Work to complete: Only the lines from the start of the data through the line containing "const R_MAX = 20;" should be written out, exactly as they are, with both ends included and the pictures left out.

* start Data extract *

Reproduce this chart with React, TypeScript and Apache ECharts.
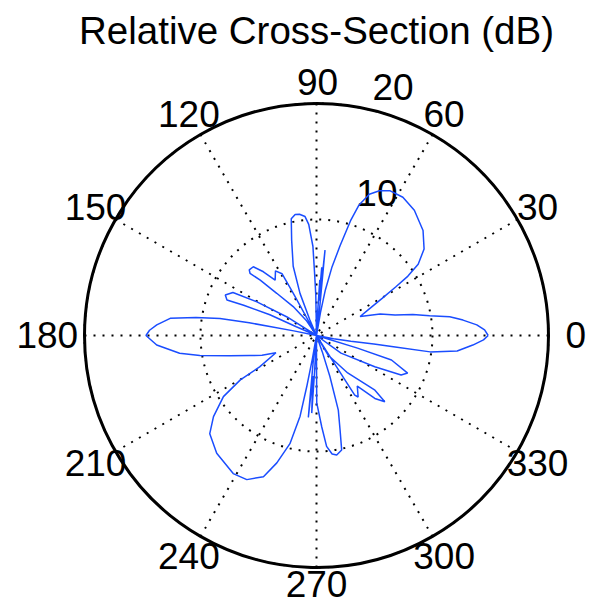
import React, { useEffect, useRef } from "react";
import * as echarts from "echarts";

const TITLE = "Relative Cross-Section (dB)";
const ANGLE_TICKS = [0, 30, 60, 90, 120, 150, 180, 210, 240, 270, 300, 330];
const RADIUS_TICKS = [10, 20];
const R_MAX = 20;

// Pattern outline, traced lobe by lobe counter-clockwise: [angle (deg), level]
const lobeEastUpper = [
  [0, 14.8], [1.9, 14.5], [3.8, 13.85], [6, 12.7], [8, 11.6], [9.9, 9.9],
  [12.3, 8.5], [14.6, 7.0], [18.7, 5.8], [23.5, 4.1],
];
const lobeNorthEast = [
  [26.5, 5.0], [29.5, 6.5], [31.5, 8.0], [33, 9.4], [35, 10.7], [38.8, 11.9],
  [44.6, 12.9], [52, 13.7], [58, 14.05], [63, 14.0], [66.5, 13.6], [69.5, 13.0],
  [72, 11.8], [73.5, 10.3], [75.3, 8.0], [77.3, 6.0], [79, 4.0], [80.2, 2.0], [81, 0],
];
const spikesNorth = [
  [83.5, 2.5], [84.3, 7.4], [84.8, 3.5], [85.6, 5.9], [86.1, 3.0], [86.6, 4.8],
  [87.5, 1.5], [89, 0],
];
const lobeNorth = [
  [91, 3.5], [91.8, 5.5], [92.3, 7.7], [94, 9.6], [95.5, 10.3], [98, 10.55],
  [100, 10.6], [102.2, 10.3], [104.6, 8.5], [108.6, 6.3], [111.4, 3.9],
  [113, 1.5], [114, 0],
];
const lobeNorthWest = [
  [118.8, 4.15], [119.2, 6.1], [122.4, 6.6], [126.8, 5.95], [129.8, 7.15],
  [132.6, 8.05], [135.7, 8.1], [136.9, 7.85], [135.5, 6.8], [133.3, 5.0],
  [128.9, 3.2], [124, 1.5], [120, 0],
];
const lobeWestNorthWest = [
  [147.8, 3.0], [150.5, 5.9], [152.8, 8.1], [156.1, 8.6], [158.4, 8.3],
  [157.4, 6.8], [156, 4.4], [156.5, 1.9], [157, 0],
];
const lobeWest = [
  [168.5, 2.0], [169, 4.1], [169.3, 5.9], [170, 8.45], [171.5, 10.5],
  [173.3, 12.7], [176.2, 13.8], [178.2, 14.4], [180, 14.7], [183.4, 13.8],
  [187.4, 11.9], [189.7, 10.2], [193.1, 7.7], [196.7, 6.0], [200, 5.0], [203, 3.8],
];
const lobeSouthWest = [
  [208.9, 5.6], [210.2, 7.6], [213.3, 9.6], [218.2, 11.3], [222.6, 12.5],
  [229.7, 13.3], [238.9, 13.9], [244.2, 13.8], [249.4, 13.0], [252.7, 11.5],
  [256.2, 9.6], [258.5, 7.1], [259.2, 4.5], [260, 2.0], [260.5, 0],
];
const spikesSouth = [
  [262.5, 2.0], [264.3, 7.1], [264.8, 3.5], [266.5, 6.7], [267, 3.0], [268, 0],
];
const lobeSouth = [
  [270, 2.0], [270.2, 5.8], [273.3, 7.9], [275.2, 9.6], [277.5, 10.3],
  [279.6, 10.45], [282.4, 10.1], [284, 8.4], [286.3, 6.7], [288.1, 3.7],
  [289.5, 1.5], [290, 0],
];
const lobeSouthEast = [
  [302.5, 2.5], [302.7, 6.1], [304.1, 6.4], [308.9, 5.6], [312.8, 7.4],
  [315.9, 8.2], [316.9, 6.9], [309.8, 4.2], [300.5, 1.95], [300, 0],
];
const lobeEastSouthEast = [
  [324.3, 2.6], [331.8, 5.7], [335, 8.05], [337.6, 8.5], [341.9, 6.8],
  [342.9, 3.7], [343.5, 0],
];
const lobeEastLower = [
  [349, 1.5], [350.5, 3.0], [351.5, 5.0], [351.7, 6.7], [351.8, 9.9],
  [353.7, 12.2], [356.5, 13.5], [358.5, 14.4], [360, 14.8],
];

const PATTERN = [
  lobeEastUpper, lobeNorthEast, spikesNorth, lobeNorth, lobeNorthWest,
  lobeWestNorthWest, lobeWest, lobeSouthWest, spikesSouth, lobeSouth,
  lobeSouthEast, lobeEastSouthEast, lobeEastLower,
];

const CX = 316.5;
const CY = 335.5;
const RADIUS = 232;
const FONT = "'Liberation Sans', Arial, Helvetica, sans-serif";
const FONT_SIZE = 37;
const TITLE_SIZE = 38.5;

// small per-label offsets (px) for the spoke labels
const SPOKE_NUDGE: Record<number, [number, number]> = {
  0: [4, 0],
  90: [1, 2],
  180: [-14, 0],
  270: [0, -6],
};
const RING_NUDGE: Record<number, [number, number]> = {
  10: [3, -9],
  20: [3, 0],
};

const dotted = { color: "#000", width: 2, type: [2, 7] as number[] };

export default function App() {
  const ref = useRef<HTMLDivElement>(null);

  useEffect(() => {
    if (!ref.current) return;
    const chart = echarts.init(ref.current, null, { renderer: "svg" });

    // series data as [radius, angle]
    const data: number[][] = [];
    PATTERN.forEach((seg) => seg.forEach(([a, r]) => data.push([r, a])));

    chart.setOption({
      animation: false,
      backgroundColor: "#fff",
      polar: { center: [CX, CY], radius: RADIUS },
      angleAxis: {
        type: "value",
        min: 0,
        max: 360,
        interval: 30,
        startAngle: 0,
        clockwise: false,
        axisLine: { show: true, lineStyle: { color: "#000", width: 3 } },
        axisTick: { show: false },
        axisLabel: { show: false },
        splitLine: { show: true, lineStyle: dotted },
      },
      radiusAxis: {
        type: "value",
        min: 0,
        max: R_MAX,
        interval: 10,
        axisLine: { show: false },
        axisTick: { show: false },
        axisLabel: { show: false },
        splitLine: { show: true, lineStyle: dotted },
      },
      series: [
        {
          type: "line",
          coordinateSystem: "polar",
          data,
          symbol: "none",
          showSymbol: false,
          silent: true,
          lineStyle: { color: "#1a4dff", width: 1.5 },
        },
      ],
    });

    const toPx = (r: number, a: number) =>
      chart.convertToPixel({ seriesIndex: 0 } as any, [r, a]) as number[];

    const texts: any[] = [];
    texts.push({
      type: "text",
      x: CX,
      y: 30,
      style: {
        text: TITLE,
        fontFamily: FONT,
        fontSize: TITLE_SIZE,
        fill: "#000",
        align: "center",
        verticalAlign: "middle",
      },
    });

    // spoke labels sit at 1.1 x the outer ring
    ANGLE_TICKS.forEach((deg) => {
      const p = toPx(R_MAX, deg);
      const n = SPOKE_NUDGE[deg] || [0, 0];
      texts.push({
        type: "text",
        x: CX + 1.1 * (p[0] - CX) + n[0],
        y: CY + 1.1 * (p[1] - CY) + n[1],
        style: {
          text: String(deg),
          fontFamily: FONT,
          fontSize: FONT_SIZE,
          fill: "#000",
          align: "center",
          verticalAlign: "middle",
        },
      });
    });

    // ring labels along the 82 degree ray
    RADIUS_TICKS.forEach((v) => {
      const p = toPx(v, 82);
      const n = RING_NUDGE[v] || [0, 0];
      texts.push({
        type: "text",
        x: p[0] + FONT_SIZE * 0.56 + n[0],
        y: p[1] + n[1],
        style: {
          text: String(v),
          fontFamily: FONT,
          fontSize: FONT_SIZE,
          fill: "#000",
          align: "left",
          verticalAlign: "bottom",
        },
      });
    });

    chart.setOption({ graphic: texts });

    return () => chart.dispose();
  }, []);

  return (
    <div
      ref={ref}
      style={{ position: "absolute", left: 0, top: 0, width: 594, height: 607 }}
    />
  );
}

* end Data extract *

Result of this exercise:
Reproduce this chart with React, TypeScript and Apache ECharts.
import React, { useEffect, useRef } from "react";
import * as echarts from "echarts";

const TITLE = "Relative Cross-Section (dB)";
const ANGLE_TICKS = [0, 30, 60, 90, 120, 150, 180, 210, 240, 270, 300, 330];
const RADIUS_TICKS = [10, 20];
const R_MAX = 20;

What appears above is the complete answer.